### DATA SEGMENT

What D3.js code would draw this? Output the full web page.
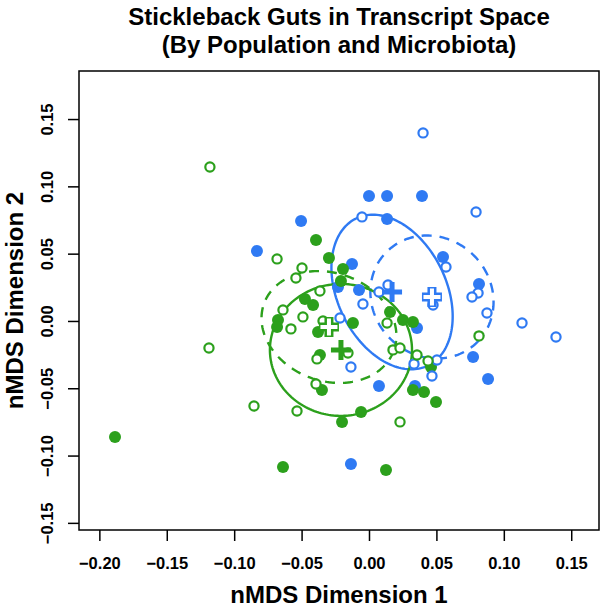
<!DOCTYPE html>
<html>
<head>
<meta charset="utf-8">
<script src="https://cdn.jsdelivr.net/npm/d3@7"></script>
<style>
  body { margin: 0; background: #fff; }
  svg text { font-family: "Liberation Sans", Arial, Helvetica, sans-serif; font-weight: bold; }
</style>
</head>
<body>
<div id="chart"></div>
<script>
// nMDS scores, by population (blue / green) and microbiota (filled / open)
let blueFilledX = [-0.0831, 0.0000, 0.0134, 0.0393, -0.0504, 0.0134, 0.0549, -0.0126, -0.0230, -0.0074, 0.0356, 0.0074, 0.0341, 0.0816, 0.0772, 0.0883, -0.0134];
let blueFilledY = [0.0520, 0.0929, 0.0929, 0.0929, 0.0743, 0.0758, 0.0475, 0.0423, 0.0253, 0.0230, -0.0052, -0.0483, -0.0483, 0.0275, -0.0267, -0.0431, -0.1062];

let blueOpenX = [0.0401, -0.0052, 0.0571, 0.0074, 0.0141, 0.0475, -0.0045, -0.0215, -0.0134, 0.0334, 0.0504, 0.0467, 0.0794, 0.0809, 0.0764, 0.0875, 0.1135, 0.1387];
let blueOpenY = [0.1397, 0.0773, 0.0401, 0.0215, 0.0267, 0.0119, 0.0126, 0.0022, -0.0342, -0.0319, -0.0290, -0.0409, 0.0810, 0.0208, 0.0178, 0.0059, -0.0015, -0.0119];

let greenFilledX = [-0.1884, -0.0393, -0.0297, -0.0193, -0.0208, -0.0475, -0.0415, -0.0675, -0.0682, -0.0119, -0.0378, 0.0156, 0.0252, 0.0326, -0.0364, -0.0349, 0.0460, 0.0326, 0.0408, 0.0497, -0.0059, -0.0200, -0.0638, 0.0126];
let greenFilledY = [-0.0862, 0.0602, 0.0468, 0.0386, 0.0297, 0.0163, 0.0119, 0.0007, -0.0045, -0.0015, -0.0082, 0.0067, 0.0007, -0.0007, -0.0253, -0.0513, -0.0342, -0.0513, -0.0527, -0.0602, -0.0676, -0.0750, -0.1085, -0.1107];

let greenOpenX = [-0.1180, -0.0682, -0.0497, -0.0542, -0.0364, -0.0638, -0.0490, -0.0579, -0.0341, 0.0134, -0.0156, -0.0386, 0.0178, 0.0230, 0.0356, 0.0438, -0.0393, -0.0534, 0.0230, -0.1187, -0.0853, 0.0816];
let greenOpenY = [0.1144, 0.0461, 0.0394, 0.0319, 0.0223, 0.0082, 0.0030, -0.0059, 0.0000, -0.0015, -0.0238, -0.0282, -0.0215, -0.0201, -0.0253, -0.0297, -0.0468, -0.0669, -0.0750, -0.0201, -0.0632, -0.0111];

// group centroids and ellipses: blue filled, blue open, green filled, green open
let groupColors = ["#2f7af3", "#2f7af3", "#2ca01c", "#2ca01c"];
let groupOpen = [false, true, false, true];
let centroidX = [0.0171, 0.0467, -0.0208, -0.0297];
let centroidY = [0.0215, 0.0178, -0.0215, -0.0045];
let ellipseA = [0.0608, 0.0475, 0.0527, 0.0512];
let ellipseB = [0.0403, 0.0438, 0.0490, 0.0401];
let ellipseAngle = [-64, -45, 0, -20];

let xTicks = [-0.20, -0.15, -0.10, -0.05, 0.00, 0.05, 0.10, 0.15];
let yTicks = [-0.15, -0.10, -0.05, 0.00, 0.05, 0.10, 0.15];

let width = 604, height = 608;
let plotLeft = 79, plotRight = 599, plotTop = 71, plotBottom = 530;

let svg = d3.select("#chart").append("svg")
    .attr("width", width)
    .attr("height", height);

let x = d3.scaleLinear().domain([-0.2151, 0.1706]).range([plotLeft, plotRight]);
let y = d3.scaleLinear().domain([-0.1553, 0.1857]).range([plotBottom, plotTop]);

//title
svg.append("text").attr("x", (plotLeft + plotRight) / 2).attr("y", 25)
    .attr("text-anchor", "middle").style("font-size", "24px")
    .text("Stickleback Guts in Transcript Space");
svg.append("text").attr("x", (plotLeft + plotRight) / 2).attr("y", 53)
    .attr("text-anchor", "middle").style("font-size", "24px")
    .text("(By Population and Microbiota)");

//axes
let xAxis = svg.append("g")
    .attr("transform", "translate(0," + plotBottom + ")")
    .call(d3.axisBottom(x).tickValues(xTicks).tickFormat(d3.format(".2f")).tickSize(11).tickPadding(16));
let yAxis = svg.append("g")
    .attr("transform", "translate(" + plotLeft + ",0)")
    .call(d3.axisLeft(y).tickValues(yTicks).tickFormat(d3.format(".2f")).tickSize(11));
[xAxis, yAxis].forEach((a) => {
    a.select(".domain").remove();
    a.selectAll("line").attr("stroke", "#000").attr("stroke-width", 1.5);
    a.selectAll("text").attr("fill", "#000").style("font-size", "16.5px").style("font-family", "Liberation Sans, Arial, sans-serif").style("font-weight", "bold");
});
yAxis.selectAll("text")
    .attr("x", 0).attr("y", 0).attr("dy", 0)
    .attr("text-anchor", "middle")
    .attr("transform", "translate(-26,0) rotate(-90)");

svg.append("text").attr("x", (plotLeft + plotRight) / 2).attr("y", 603)
    .attr("text-anchor", "middle").style("font-size", "24px")
    .text("nMDS Dimension 1");
svg.append("text")
    .attr("transform", "translate(23," + (plotTop + plotBottom) / 2 + ") rotate(-90)")
    .attr("text-anchor", "middle").style("font-size", "24px")
    .text("nMDS Dimension 2");

//ellipses, built in data units then passed through the scales
let line = d3.line().x((d) => x(d[0])).y((d) => y(d[1]));
centroidX.forEach((cx, i) => {
    let phi = ellipseAngle[i] * Math.PI / 180;
    let pts = d3.range(0, 181).map((k) => {
        let t = k / 180 * 2 * Math.PI;
        let u = ellipseA[i] * Math.cos(t), v = ellipseB[i] * Math.sin(t);
        return [cx + u * Math.cos(phi) - v * Math.sin(phi), centroidY[i] + u * Math.sin(phi) + v * Math.cos(phi)];
    });
    svg.append("path")
        .attr("d", line(pts) + "Z")
        .attr("fill", "none")
        .attr("stroke", groupColors[i])
        .attr("stroke-width", 2.4)
        .attr("stroke-dasharray", groupOpen[i] ? "10,8" : null);
});

//points
function drawPoints(xs, ys, color, open) {
    svg.append("g").selectAll("circle")
        .data(xs).enter()
        .append("circle")
        .attr("cx", (d) => x(d))
        .attr("cy", (d, i) => y(ys[i]))
        .attr("r", open ? 4.6 : 6)
        .attr("fill", open ? "#fff" : color)
        .attr("stroke", open ? color : "none")
        .attr("stroke-width", open ? 2.2 : 0);
}
drawPoints(blueFilledX, blueFilledY, groupColors[0], false);
drawPoints(greenFilledX, greenFilledY, groupColors[2], false);
drawPoints(blueOpenX, blueOpenY, groupColors[1], true);
drawPoints(greenOpenX, greenOpenY, groupColors[3], true);

//centroid crosses
centroidX.forEach((cx, i) => {
    let g = svg.append("g").attr("transform", "translate(" + x(cx) + "," + y(centroidY[i]) + ")");
    let h = 10;
    g.append("path").attr("d", `M${-h},0H${h}M0,${-h}V${h}`)
        .attr("stroke", groupColors[i]).attr("stroke-width", groupOpen[i] ? 9 : 5).attr("fill", "none");
    if (groupOpen[i]) {
        g.append("path").attr("d", `M${-h + 1.5},0H${h - 1.5}M0,${-h + 1.5}V${h - 1.5}`)
            .attr("stroke", "#fff").attr("stroke-width", 4).attr("fill", "none");
    }
});

//box
svg.append("rect")
    .attr("x", plotLeft).attr("y", plotTop)
    .attr("width", plotRight - plotLeft).attr("height", plotBottom - plotTop)
    .attr("fill", "none").attr("stroke", "#000").attr("stroke-width", 1.5);
</script>
</body>
</html>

######

■ **TASK REQUIREMENTS**: Please extract exactly the lines of the data, from the first through the line containing "0.0059, -0.0015, -0.0119];", and add no pictures to the copy.

■ **OUTPUT FOR THIS EXERCISE**:
What D3.js code would draw this? Output the full web page.
<!DOCTYPE html>
<html>
<head>
<meta charset="utf-8">
<script src="https://cdn.jsdelivr.net/npm/d3@7"></script>
<style>
  body { margin: 0; background: #fff; }
  svg text { font-family: "Liberation Sans", Arial, Helvetica, sans-serif; font-weight: bold; }
</style>
</head>
<body>
<div id="chart"></div>
<script>
// nMDS scores, by population (blue / green) and microbiota (filled / open)
let blueFilledX = [-0.0831, 0.0000, 0.0134, 0.0393, -0.0504, 0.0134, 0.0549, -0.0126, -0.0230, -0.0074, 0.0356, 0.0074, 0.0341, 0.0816, 0.0772, 0.0883, -0.0134];
let blueFilledY = [0.0520, 0.0929, 0.0929, 0.0929, 0.0743, 0.0758, 0.0475, 0.0423, 0.0253, 0.0230, -0.0052, -0.0483, -0.0483, 0.0275, -0.0267, -0.0431, -0.1062];

let blueOpenX = [0.0401, -0.0052, 0.0571, 0.0074, 0.0141, 0.0475, -0.0045, -0.0215, -0.0134, 0.0334, 0.0504, 0.0467, 0.0794, 0.0809, 0.0764, 0.0875, 0.1135, 0.1387];
let blueOpenY = [0.1397, 0.0773, 0.0401, 0.0215, 0.0267, 0.0119, 0.0126, 0.0022, -0.0342, -0.0319, -0.0290, -0.0409, 0.0810, 0.0208, 0.0178, 0.0059, -0.0015, -0.0119];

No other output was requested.